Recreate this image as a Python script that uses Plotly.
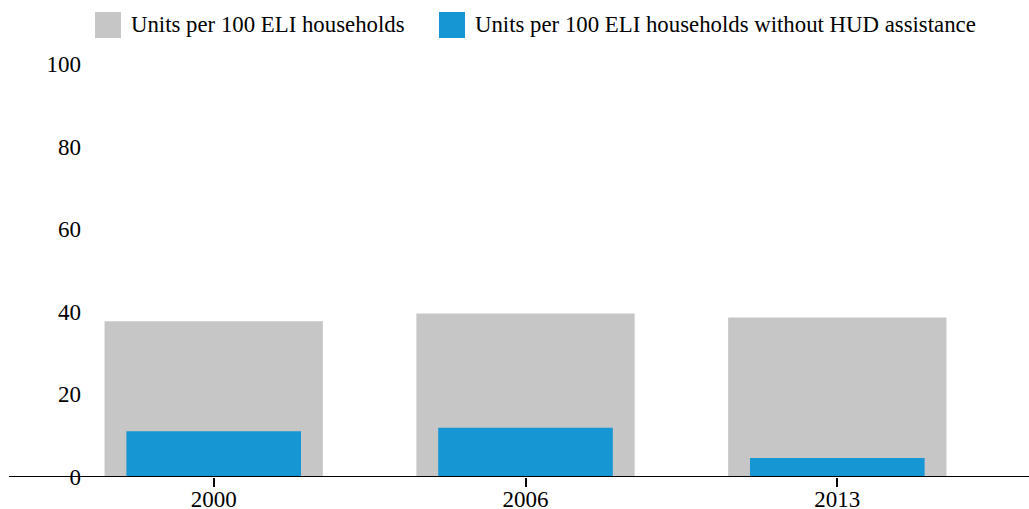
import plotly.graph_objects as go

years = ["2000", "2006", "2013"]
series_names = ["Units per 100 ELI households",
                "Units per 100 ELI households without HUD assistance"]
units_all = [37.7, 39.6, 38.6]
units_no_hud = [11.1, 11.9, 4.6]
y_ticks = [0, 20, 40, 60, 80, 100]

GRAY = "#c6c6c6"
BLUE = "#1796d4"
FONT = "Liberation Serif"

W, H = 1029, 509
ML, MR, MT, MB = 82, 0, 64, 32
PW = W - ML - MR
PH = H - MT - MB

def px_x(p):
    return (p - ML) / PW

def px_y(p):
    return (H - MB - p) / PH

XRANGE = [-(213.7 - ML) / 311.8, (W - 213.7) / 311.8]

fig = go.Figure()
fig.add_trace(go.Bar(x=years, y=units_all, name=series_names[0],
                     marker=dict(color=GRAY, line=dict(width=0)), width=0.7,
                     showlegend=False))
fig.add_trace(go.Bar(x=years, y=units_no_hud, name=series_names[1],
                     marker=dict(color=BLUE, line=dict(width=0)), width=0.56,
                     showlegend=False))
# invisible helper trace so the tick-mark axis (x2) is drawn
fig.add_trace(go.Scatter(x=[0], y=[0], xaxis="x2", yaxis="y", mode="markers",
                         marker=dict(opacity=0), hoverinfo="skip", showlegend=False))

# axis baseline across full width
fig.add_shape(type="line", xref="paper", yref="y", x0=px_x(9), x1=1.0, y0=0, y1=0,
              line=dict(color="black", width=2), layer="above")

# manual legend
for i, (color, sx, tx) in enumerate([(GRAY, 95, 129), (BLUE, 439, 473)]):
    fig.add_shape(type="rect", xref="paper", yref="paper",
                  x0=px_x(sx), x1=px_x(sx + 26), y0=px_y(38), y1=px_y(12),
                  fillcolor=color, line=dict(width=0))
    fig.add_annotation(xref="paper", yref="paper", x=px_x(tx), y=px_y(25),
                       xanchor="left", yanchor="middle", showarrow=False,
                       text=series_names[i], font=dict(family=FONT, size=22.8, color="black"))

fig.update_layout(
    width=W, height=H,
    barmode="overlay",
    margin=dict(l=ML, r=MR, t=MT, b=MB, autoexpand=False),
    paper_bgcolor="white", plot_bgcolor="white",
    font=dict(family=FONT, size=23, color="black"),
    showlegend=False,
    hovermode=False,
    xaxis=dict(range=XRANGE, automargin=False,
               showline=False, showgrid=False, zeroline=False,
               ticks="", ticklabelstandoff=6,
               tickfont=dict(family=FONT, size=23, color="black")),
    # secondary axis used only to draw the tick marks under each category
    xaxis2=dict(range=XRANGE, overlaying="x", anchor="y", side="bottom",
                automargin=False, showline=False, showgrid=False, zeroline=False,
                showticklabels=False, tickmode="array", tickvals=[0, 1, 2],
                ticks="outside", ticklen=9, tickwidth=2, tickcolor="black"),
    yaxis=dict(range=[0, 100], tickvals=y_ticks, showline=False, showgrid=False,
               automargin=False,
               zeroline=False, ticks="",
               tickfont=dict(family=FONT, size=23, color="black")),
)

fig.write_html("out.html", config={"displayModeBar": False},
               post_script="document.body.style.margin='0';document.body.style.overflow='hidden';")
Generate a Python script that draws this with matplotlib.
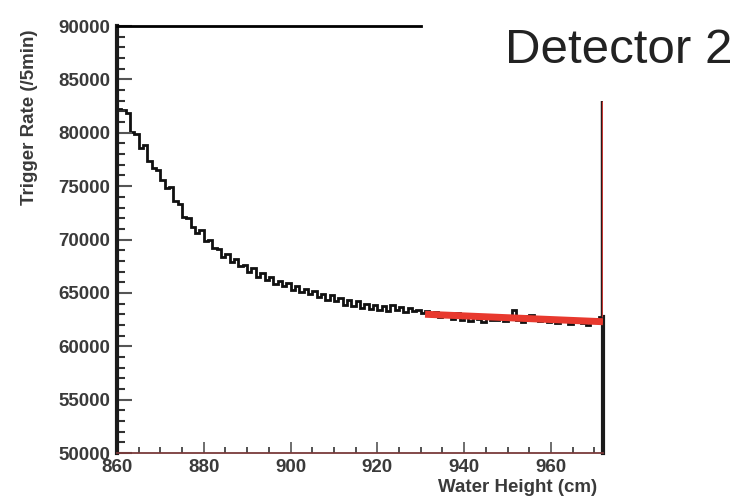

——

» Short problem: Go back to the records above and write them out exactly, without the pictures.

» Output for this task:
Recreate this image as a Python script that uses Plotly.
import plotly.graph_objects as go

years = ["2000", "2006", "2013"]
series_names = ["Units per 100 ELI households",
                "Units per 100 ELI households without HUD assistance"]
units_all = [37.7, 39.6, 38.6]
units_no_hud = [11.1, 11.9, 4.6]
y_ticks = [0, 20, 40, 60, 80, 100]

GRAY = "#c6c6c6"
BLUE = "#1796d4"
FONT = "Liberation Serif"

W, H = 1029, 509
ML, MR, MT, MB = 82, 0, 64, 32
PW = W - ML - MR
PH = H - MT - MB

def px_x(p):
    return (p - ML) / PW

def px_y(p):
    return (H - MB - p) / PH

XRANGE = [-(213.7 - ML) / 311.8, (W - 213.7) / 311.8]

fig = go.Figure()
fig.add_trace(go.Bar(x=years, y=units_all, name=series_names[0],
                     marker=dict(color=GRAY, line=dict(width=0)), width=0.7,
                     showlegend=False))
fig.add_trace(go.Bar(x=years, y=units_no_hud, name=series_names[1],
                     marker=dict(color=BLUE, line=dict(width=0)), width=0.56,
                     showlegend=False))
# invisible helper trace so the tick-mark axis (x2) is drawn
fig.add_trace(go.Scatter(x=[0], y=[0], xaxis="x2", yaxis="y", mode="markers",
                         marker=dict(opacity=0), hoverinfo="skip", showlegend=False))

# axis baseline across full width
fig.add_shape(type="line", xref="paper", yref="y", x0=px_x(9), x1=1.0, y0=0, y1=0,
              line=dict(color="black", width=2), layer="above")

# manual legend
for i, (color, sx, tx) in enumerate([(GRAY, 95, 129), (BLUE, 439, 473)]):
    fig.add_shape(type="rect", xref="paper", yref="paper",
                  x0=px_x(sx), x1=px_x(sx + 26), y0=px_y(38), y1=px_y(12),
                  fillcolor=color, line=dict(width=0))
    fig.add_annotation(xref="paper", yref="paper", x=px_x(tx), y=px_y(25),
                       xanchor="left", yanchor="middle", showarrow=False,
                       text=series_names[i], font=dict(family=FONT, size=22.8, color="black"))

fig.update_layout(
    width=W, height=H,
    barmode="overlay",
    margin=dict(l=ML, r=MR, t=MT, b=MB, autoexpand=False),
    paper_bgcolor="white", plot_bgcolor="white",
    font=dict(family=FONT, size=23, color="black"),
    showlegend=False,
    hovermode=False,
    xaxis=dict(range=XRANGE, automargin=False,
               showline=False, showgrid=False, zeroline=False,
               ticks="", ticklabelstandoff=6,
               tickfont=dict(family=FONT, size=23, color="black")),
    # secondary axis used only to draw the tick marks under each category
    xaxis2=dict(range=XRANGE, overlaying="x", anchor="y", side="bottom",
                automargin=False, showline=False, showgrid=False, zeroline=False,
                showticklabels=False, tickmode="array", tickvals=[0, 1, 2],
                ticks="outside", ticklen=9, tickwidth=2, tickcolor="black"),
    yaxis=dict(range=[0, 100], tickvals=y_ticks, showline=False, showgrid=False,
               automargin=False,
               zeroline=False, ticks="",
               tickfont=dict(family=FONT, size=23, color="black")),
)

fig.write_html("out.html", config={"displayModeBar": False},
               post_script="document.body.style.margin='0';document.body.style.overflow='hidden';")
Generate a Python script that draws this with matplotlib.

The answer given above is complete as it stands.